Remanufacturing is not the same as simply reusing or recycling materials. It is the industrial process of taking used products and restoring them to “like-new” with a performance warranty. The industrial vehicle producer Caterpillar is considered a world leader in remanufacturing technologies.    


Writing exclusively for MRW, Spelman, left, says Whitehall should remove barriers restricting growth. She believes a clear legal definition of remanufacturing would improve confidence amongst producers and consumers and allow products to obtain legal protection through certification schemes. 

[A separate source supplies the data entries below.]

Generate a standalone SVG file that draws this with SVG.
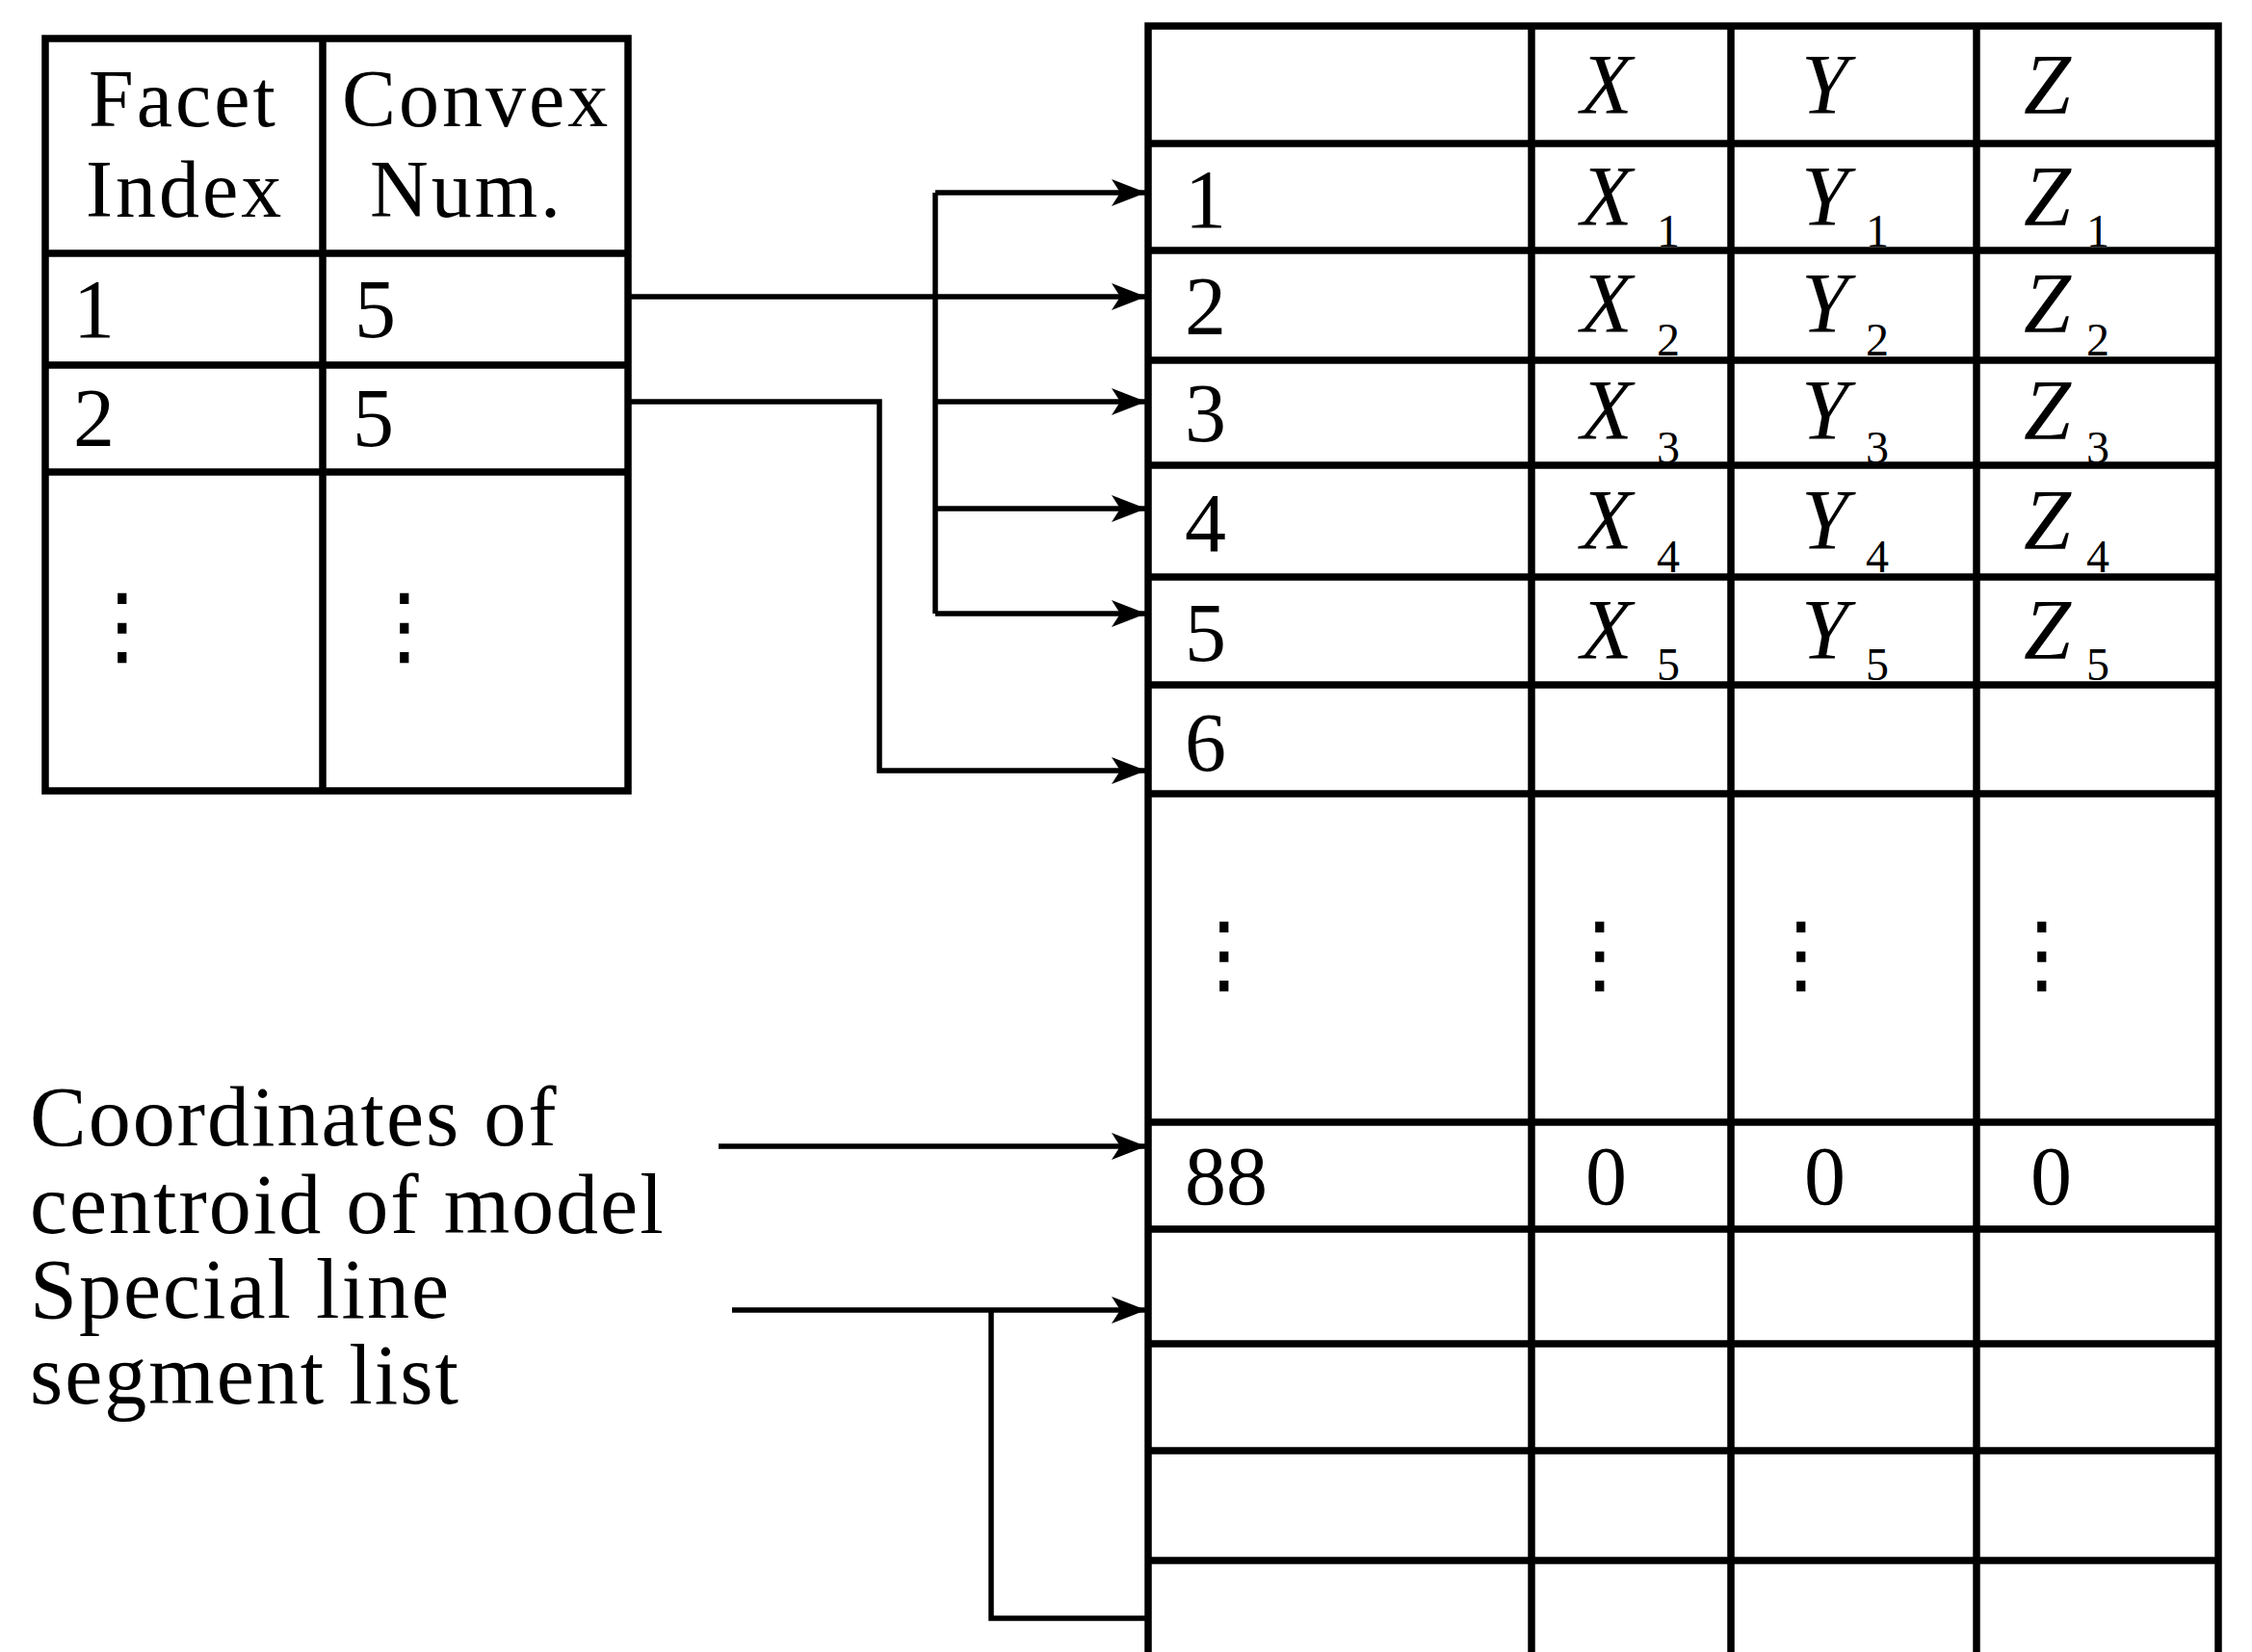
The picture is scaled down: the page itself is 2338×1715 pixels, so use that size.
<svg xmlns="http://www.w3.org/2000/svg" width="2338" height="1715" viewBox="0 0 2338 1715">
  <style>
    .grid { fill: none; stroke: #000; stroke-width: 7.5; }
    .wire { fill: none; stroke: #000; stroke-width: 5.5; }
    .t { font-family: "Liberation Serif", "Times New Roman", serif; font-size: 88px; fill: #000; letter-spacing: 2px; }
    .h { font-family: "Liberation Serif", "Times New Roman", serif; font-size: 84px; fill: #000; letter-spacing: 3px; }
    .n { font-family: "Liberation Serif", "Times New Roman", serif; font-size: 86px; fill: #000; }
    .v { font-family: "Liberation Serif", "Times New Roman", serif; font-size: 88px; font-style: italic; fill: #000; }
    .sub { font-family: "Liberation Serif", "Times New Roman", serif; font-size: 48px; font-style: normal; fill: #000; }
    .dots { font-family: "DejaVu Sans", sans-serif; font-size: 90px; fill: #000; text-anchor: middle; }
  </style>
  <defs>
    <marker id="arrow" markerUnits="userSpaceOnUse" markerWidth="38" markerHeight="30" refX="36" refY="14" orient="auto">
      <path d="M0,0 L36,14 L0,28 L9,14 z" fill="#000"/>
    </marker>
  </defs>
  <rect width="2338" height="1715" fill="#fff"/>

  <!-- facet table -->
  <g id="facet-table">
    <rect class="grid" x="47" y="40" width="605" height="781"/>
    <path class="grid" d="M335,40 V821 M47,263 H652 M47,379 H652 M47,490 H652"/>
    <text class="h" x="92" y="131">Facet</text>
    <text class="h" x="89" y="225">Index</text>
    <text class="h" x="355" y="131">Convex</text>
    <text class="h" x="384" y="225">Num.</text>
    <text class="n" x="76" y="350">1</text>
    <text class="n" x="368" y="350">5</text>
    <text class="n" x="76" y="463">2</text>
    <text class="n" x="366" y="463">5</text>
    <text class="dots" x="127" y="680">⋮</text>
    <text class="dots" x="420" y="680">⋮</text>
  </g>

  <!-- vertex coordinate table -->
  <g id="vertex-table">
    <path class="grid" d="M1192,1715 V27 H2303 V1715"/>
    <path class="grid" d="M1590,27 V1715 M1797,27 V1715 M2052,27 V1715"/>
    <path class="grid" d="M1192,149 H2303 M1192,260 H2303 M1192,374 H2303 M1192,483 H2303 M1192,599 H2303 M1192,711 H2303 M1192,824 H2303 M1192,1165 H2303 M1192,1276 H2303 M1192,1395 H2303 M1192,1506 H2303 M1192,1620 H2303"/>
    <text class="v" x="1641" y="117">X</text>
    <text class="v" x="1870" y="117">Y</text>
    <text class="v" x="2101" y="117">Z</text>

    <text class="n" x="1230" y="236">1</text>
    <text class="n" x="1230" y="347">2</text>
    <text class="n" x="1230" y="458">3</text>
    <text class="n" x="1230" y="572">4</text>
    <text class="n" x="1230" y="686">5</text>
    <text class="n" x="1230" y="800">6</text>
    <text class="n" x="1230" y="1250">88</text>

    <text class="v" x="1641" y="233">X<tspan class="sub" x="1720" y="256">1</tspan></text>
    <text class="v" x="1870" y="233">Y<tspan class="sub" x="1937" y="256">1</tspan></text>
    <text class="v" x="2101" y="233">Z<tspan class="sub" x="2166" y="256">1</tspan></text>

    <text class="v" x="1641" y="344">X<tspan class="sub" x="1720" y="369">2</tspan></text>
    <text class="v" x="1870" y="344">Y<tspan class="sub" x="1937" y="369">2</tspan></text>
    <text class="v" x="2101" y="344">Z<tspan class="sub" x="2166" y="369">2</tspan></text>

    <text class="v" x="1641" y="455">X<tspan class="sub" x="1720" y="481">3</tspan></text>
    <text class="v" x="1870" y="455">Y<tspan class="sub" x="1937" y="481">3</tspan></text>
    <text class="v" x="2101" y="455">Z<tspan class="sub" x="2166" y="481">3</tspan></text>

    <text class="v" x="1641" y="569">X<tspan class="sub" x="1720" y="594">4</tspan></text>
    <text class="v" x="1870" y="569">Y<tspan class="sub" x="1937" y="594">4</tspan></text>
    <text class="v" x="2101" y="569">Z<tspan class="sub" x="2166" y="594">4</tspan></text>

    <text class="v" x="1641" y="683">X<tspan class="sub" x="1720" y="706">5</tspan></text>
    <text class="v" x="1870" y="683">Y<tspan class="sub" x="1937" y="706">5</tspan></text>
    <text class="v" x="2101" y="683">Z<tspan class="sub" x="2166" y="706">5</tspan></text>

    <text class="dots" x="1271" y="1021">⋮</text>
    <text class="dots" x="1661" y="1021">⋮</text>
    <text class="dots" x="1870" y="1021">⋮</text>
    <text class="dots" x="2120" y="1021">⋮</text>

    <text class="n" x="1646" y="1250">0</text>
    <text class="n" x="1873" y="1250">0</text>
    <text class="n" x="2108" y="1250">0</text>
  </g>

  <!-- side labels -->
  <g id="labels">
    <text class="t" x="31" y="1189">Coordinates of</text>
    <text class="t" x="31" y="1280">centroid of model</text>
    <text class="t" x="31" y="1368">Special line</text>
    <text class="t" x="31" y="1457">segment list</text>
  </g>

  <!-- pointers from the facet table and labels into the vertex table -->
  <g id="connectors">
    <path class="wire" d="M652,308 H1190" marker-end="url(#arrow)"/>
    <path class="wire" d="M971,200 V637"/>
    <path class="wire" d="M971,200 H1190" marker-end="url(#arrow)"/>
    <path class="wire" d="M971,417 H1190" marker-end="url(#arrow)"/>
    <path class="wire" d="M971,528 H1190" marker-end="url(#arrow)"/>
    <path class="wire" d="M971,637 H1190" marker-end="url(#arrow)"/>
    <path class="wire" d="M652,417 H913 V800 H1190" marker-end="url(#arrow)"/>
    <path class="wire" d="M746,1190 H1190" marker-end="url(#arrow)"/>
    <path class="wire" d="M760,1360 H1190" marker-end="url(#arrow)"/>
    <path class="wire" d="M1029,1360 V1680 H1190"/>
  </g>
</svg>
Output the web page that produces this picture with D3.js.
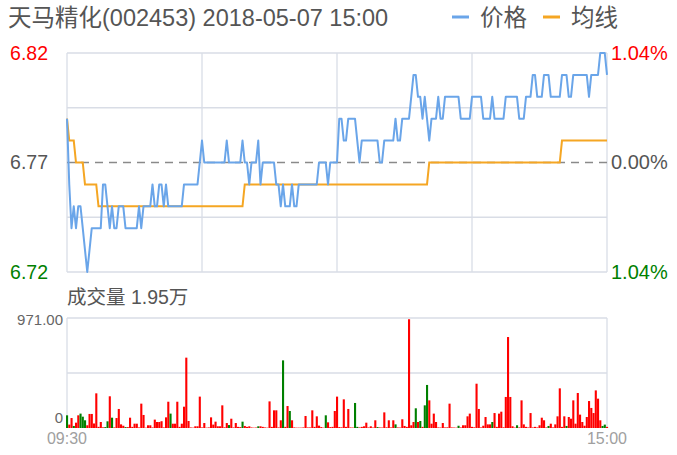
<!DOCTYPE html>
<html><head><meta charset="utf-8">
<script src="https://cdn.jsdelivr.net/npm/d3@7/dist/d3.min.js"></script>
<style>
html,body{margin:0;padding:0;background:#fff;}
svg{display:block;font-family:"Liberation Sans","Noto Sans CJK SC",Arial,sans-serif;}
</style></head>
<body><svg id="c" width="677" height="455"></svg>
<script>
const titleText = "天马精化(002453) 2018-05-07 15:00";
const legendNames = ["价格", "均线"];
const volTitle = "成交量 1.95万";
const timeLabels = ["09:30", "15:00"];
const priceTicks = [6.82, 6.77, 6.72];
const pctLabels = ["1.04%", "0.00%", "1.04%"];
const volTicks = [971, 0];
const volTickLabels = ["971.00", "0"];

const prices = [
6.79,6.76,6.74,6.75,6.74,6.75,6.75,6.74,6.73,6.72,
6.73,6.74,6.74,6.74,6.74,6.74,6.76,6.76,6.75,6.74,
6.75,6.74,6.74,6.75,6.75,6.75,6.74,6.74,6.74,6.74,
6.74,6.74,6.75,6.74,6.75,6.75,6.75,6.75,6.76,6.75,
6.75,6.76,6.76,6.75,6.76,6.75,6.75,6.75,6.75,6.75,
6.75,6.75,6.76,6.76,6.76,6.76,6.76,6.76,6.76,6.77,
6.78,6.77,6.77,6.77,6.77,6.77,6.77,6.77,6.77,6.77,
6.77,6.78,6.77,6.77,6.77,6.77,6.77,6.77,6.78,6.77,
6.77,6.76,6.77,6.77,6.77,6.78,6.76,6.77,6.77,6.77,
6.77,6.77,6.77,6.76,6.76,6.75,6.76,6.75,6.75,6.75,
6.76,6.75,6.75,6.76,6.76,6.76,6.76,6.76,6.76,6.76,
6.76,6.76,6.77,6.77,6.77,6.77,6.76,6.77,6.77,6.77,
6.77,6.79,6.79,6.78,6.78,6.79,6.79,6.79,6.79,6.78,
6.77,6.78,6.78,6.78,6.78,6.78,6.78,6.78,6.78,6.77,
6.77,6.78,6.78,6.78,6.78,6.78,6.79,6.78,6.78,6.79,
6.79,6.79,6.79,6.80,6.81,6.81,6.80,6.80,6.79,6.80,
6.79,6.78,6.79,6.79,6.79,6.80,6.79,6.79,6.80,6.80,
6.80,6.80,6.80,6.80,6.80,6.79,6.79,6.79,6.79,6.79,
6.80,6.80,6.80,6.80,6.80,6.79,6.79,6.79,6.79,6.80,
6.79,6.79,6.79,6.79,6.79,6.80,6.80,6.80,6.80,6.80,
6.80,6.79,6.79,6.79,6.80,6.80,6.80,6.81,6.81,6.80,
6.80,6.80,6.81,6.81,6.81,6.80,6.80,6.80,6.80,6.80,
6.81,6.81,6.81,6.80,6.80,6.81,6.81,6.81,6.81,6.81,
6.81,6.81,6.80,6.81,6.81,6.81,6.81,6.82,6.82,6.82,
6.81];

const avgPrices = [
6.79,6.78,6.78,6.78,6.77,6.77,6.77,6.77,6.76,6.76,
6.76,6.76,6.76,6.76,6.75,6.75,6.75,6.75,6.75,6.75,
6.75,6.75,6.75,6.75,6.75,6.75,6.75,6.75,6.75,6.75,
6.75,6.75,6.75,6.75,6.75,6.75,6.75,6.75,6.75,6.75,
6.75,6.75,6.75,6.75,6.75,6.75,6.75,6.75,6.75,6.75,
6.75,6.75,6.75,6.75,6.75,6.75,6.75,6.75,6.75,6.75,
6.75,6.75,6.75,6.75,6.75,6.75,6.75,6.75,6.75,6.75,
6.75,6.75,6.75,6.75,6.75,6.75,6.75,6.75,6.75,6.76,
6.76,6.76,6.76,6.76,6.76,6.76,6.76,6.76,6.76,6.76,
6.76,6.76,6.76,6.76,6.76,6.76,6.76,6.76,6.76,6.76,
6.76,6.76,6.76,6.76,6.76,6.76,6.76,6.76,6.76,6.76,
6.76,6.76,6.76,6.76,6.76,6.76,6.76,6.76,6.76,6.76,
6.76,6.76,6.76,6.76,6.76,6.76,6.76,6.76,6.76,6.76,
6.76,6.76,6.76,6.76,6.76,6.76,6.76,6.76,6.76,6.76,
6.76,6.76,6.76,6.76,6.76,6.76,6.76,6.76,6.76,6.76,
6.76,6.76,6.76,6.76,6.76,6.76,6.76,6.76,6.76,6.76,
6.76,6.77,6.77,6.77,6.77,6.77,6.77,6.77,6.77,6.77,
6.77,6.77,6.77,6.77,6.77,6.77,6.77,6.77,6.77,6.77,
6.77,6.77,6.77,6.77,6.77,6.77,6.77,6.77,6.77,6.77,
6.77,6.77,6.77,6.77,6.77,6.77,6.77,6.77,6.77,6.77,
6.77,6.77,6.77,6.77,6.77,6.77,6.77,6.77,6.77,6.77,
6.77,6.77,6.77,6.77,6.77,6.77,6.77,6.77,6.77,6.77,
6.78,6.78,6.78,6.78,6.78,6.78,6.78,6.78,6.78,6.78,
6.78,6.78,6.78,6.78,6.78,6.78,6.78,6.78,6.78,6.78,
6.78];

const volumes = [
112,30,88,18,47,112,127,100,68,24,
124,124,40,306,10,53,6,8,59,280,
91,5,88,168,32,20,8,8,91,10,
38,38,5,215,115,3,24,24,5,74,
53,53,60,5,94,232,127,38,38,232,
10,38,188,621,62,5,3,15,15,277,
5,44,3,5,94,30,56,15,15,200,
6,44,26,82,5,44,10,8,56,18,
10,15,5,3,4,15,15,10,5,3,
235,10,156,156,5,68,597,10,194,150,
68,5,3,3,3,5,106,5,5,156,
10,103,21,8,3,112,50,8,10,150,
277,8,6,253,10,168,5,4,221,10,
5,10,15,47,5,15,4,68,8,5,
4,138,6,68,5,68,32,5,4,77,
18,10,960,24,53,174,53,62,10,200,
380,244,38,127,53,5,4,44,5,6,
215,5,4,3,20,5,24,24,103,127,
10,6,391,168,5,20,97,32,32,53,
132,10,127,144,6,274,803,274,15,4,
24,5,244,32,10,5,132,5,10,5,
24,91,68,5,18,38,5,32,103,350,
10,103,18,97,82,244,38,309,118,53,
20,97,238,177,132,332,259,68,18,30,
10];

const greenBars = [0,3,6,7,8,17,18,20,26,46,72,78,85,96,99,115,128,129,138,146,155,157,159,160,174,189,200,214,222,238,239];

const svg = d3.select("#c");
const FONT = '"Liberation Sans","Noto Sans CJK SC",Arial,sans-serif';
const left = 67, right = 607;
const x = d3.scaleLinear().domain([0, 240]).range([left, right]);
const y = d3.scaleLinear().domain([6.72, 6.82]).range([272, 53]);
const yv = d3.scaleLinear().domain([0, 971]).range([428, 318]);
const gridColor = "#d9dde6";

// price grid
const hGrid = [6.82, 6.795, 6.745, 6.72];
svg.append("g").selectAll("line").data(hGrid).join("line")
  .attr("x1", left).attr("x2", right)
  .attr("y1", d => y(d)).attr("y2", d => y(d))
  .attr("stroke", gridColor).attr("stroke-width", 1.3);
svg.append("g").selectAll("line").data([0, 60, 120, 180, 240]).join("line")
  .attr("x1", d => x(d)).attr("x2", d => x(d))
  .attr("y1", y(6.82)).attr("y2", y(6.72))
  .attr("stroke", gridColor).attr("stroke-width", 1.3);
svg.append("line").attr("x1", left).attr("x2", right)
  .attr("y1", y(6.77)).attr("y2", y(6.77))
  .attr("stroke", "#8a8a8a").attr("stroke-width", 1.6).attr("stroke-dasharray", "8,6");

// volume grid
svg.append("g").selectAll("line").data([971, 485.5]).join("line")
  .attr("x1", left).attr("x2", right)
  .attr("y1", d => yv(d)).attr("y2", d => yv(d))
  .attr("stroke", gridColor).attr("stroke-width", 1.3);
svg.append("g").selectAll("line").data([0, 240]).join("line")
  .attr("x1", d => x(d)).attr("x2", d => x(d))
  .attr("y1", yv(971)).attr("y2", yv(0))
  .attr("stroke", gridColor).attr("stroke-width", 1.3);

// volume bars
const gset = new Set(greenBars);
svg.append("g").selectAll("rect").data(volumes).join("rect")
  .attr("x", (d, i) => x(i) - 1)
  .attr("width", 2.1)
  .attr("y", d => yv(d))
  .attr("height", d => yv(0) - yv(d))
  .attr("fill", (d, i) => gset.has(i) ? "#008000" : "#ff0000");

// lines
const line = d3.line().x((d, i) => x(i)).y(d => y(d));
svg.append("path").datum(avgPrices).attr("d", line)
  .attr("fill", "none").attr("stroke", "#f5a623").attr("stroke-width", 2);
svg.append("path").datum(prices).attr("d", line)
  .attr("fill", "none").attr("stroke", "#6aa5e9").attr("stroke-width", 2).attr("stroke-linejoin", "round");

// left/right price axes
const tickColors = ["#ff0000", "#555555", "#008000"];
const axL = svg.append("g").attr("transform", `translate(48,0)`)
  .call(d3.axisLeft(y).tickValues(priceTicks).tickSize(0).tickPadding(0).tickFormat(d3.format(".2f")));
axL.select(".domain").remove();
axL.selectAll("text").attr("font-size", 19.5).attr("font-family", FONT)
  .attr("fill", (d, i) => tickColors[i]);
const axR = svg.append("g").attr("transform", `translate(${right + 4},0)`)
  .call(d3.axisRight(y).tickValues(priceTicks).tickSize(0).tickPadding(0).tickFormat((d, i) => pctLabels[i]));
axR.select(".domain").remove();
axR.selectAll("text").attr("font-size", 20).attr("font-family", FONT)
  .attr("fill", (d, i) => tickColors[i]);

// volume axis
const axV = svg.append("g").attr("transform", `translate(${left - 4},0)`)
  .call(d3.axisLeft(yv).tickValues(volTicks).tickSize(0).tickPadding(0).tickFormat((d, i) => volTickLabels[i]));
axV.select(".domain").remove();
axV.selectAll("text").attr("font-size", 15).attr("font-family", FONT).attr("fill", "#666")
  .attr("dy", (d, i) => i === 0 ? "0.42em" : "-0.4em");

// time axis
svg.append("g").selectAll("text").data(timeLabels).join("text")
  .attr("x", (d, i) => x(i * 240)).attr("y", 444)
  .attr("text-anchor", "middle").attr("font-size", 16).attr("font-family", FONT)
  .attr("fill", "#a0a0a0").text(d => d);

// title
svg.append("text").attr("x", 8).attr("y", 26).attr("font-size", 23.5)
  .attr("font-family", FONT).attr("fill", "#555").text(titleText);

// legend
const legColors = ["#6aa5e9", "#f5a623"];
const lg = svg.append("g").selectAll("g").data(legendNames).join("g")
  .attr("transform", (d, i) => `translate(${452 + i * 91},0)`);
lg.append("line").attr("x1", 0).attr("x2", 17).attr("y1", 17).attr("y2", 17)
  .attr("stroke", (d, i) => legColors[i]).attr("stroke-width", 3);
lg.append("text").attr("x", 28).attr("y", 26).attr("font-size", 23.5)
  .attr("font-family", FONT).attr("fill", "#555").text(d => d);

// volume title
svg.append("text").attr("x", 67).attr("y", 304).attr("font-size", 19.5)
  .attr("font-family", FONT).attr("fill", "#555").text(volTitle);
</script></body></html>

This would also assist other industries, including textiles and Waste Electrical and Electronic Equipment (WEEE) recycling, in clarifying whether the upcycling or repurposing of pre-consumer textiles can be classified as part of the remanufacturing industry. This would reduce confusion about its potential, Spelman said.

There is also concern that remanufactured products are included in the official ‘Current Guidance on Legal Definition of Waste’. This legislation deems remanufactured products as waste and is said to be discouraging companies from taking part in the industry.  

UK remanufacturing is currently valued at £2.4bn but could increase to £5.6bn given the right settings, Spelman said. The industry was 20 years behind the US remanufacturing sector, which is estimated to be worth $43bn (£26bn) and employs 180,000 workers, she added.

Spelman stated: “The economic and environmental values of remanufacturing need to be recognised and the UK cannot be afraid to innovate and develop the sector. Only by recognising the potential of remanufacturing in the UK and tackling the many barriers which continue to prevail, can the UK move towards a more circular economy.”   

Spelman is currently co-chairing a Parliamentary inquiry with Labour MP Barry Sheerman that is investigating the opportunities for growth in remanufacturing.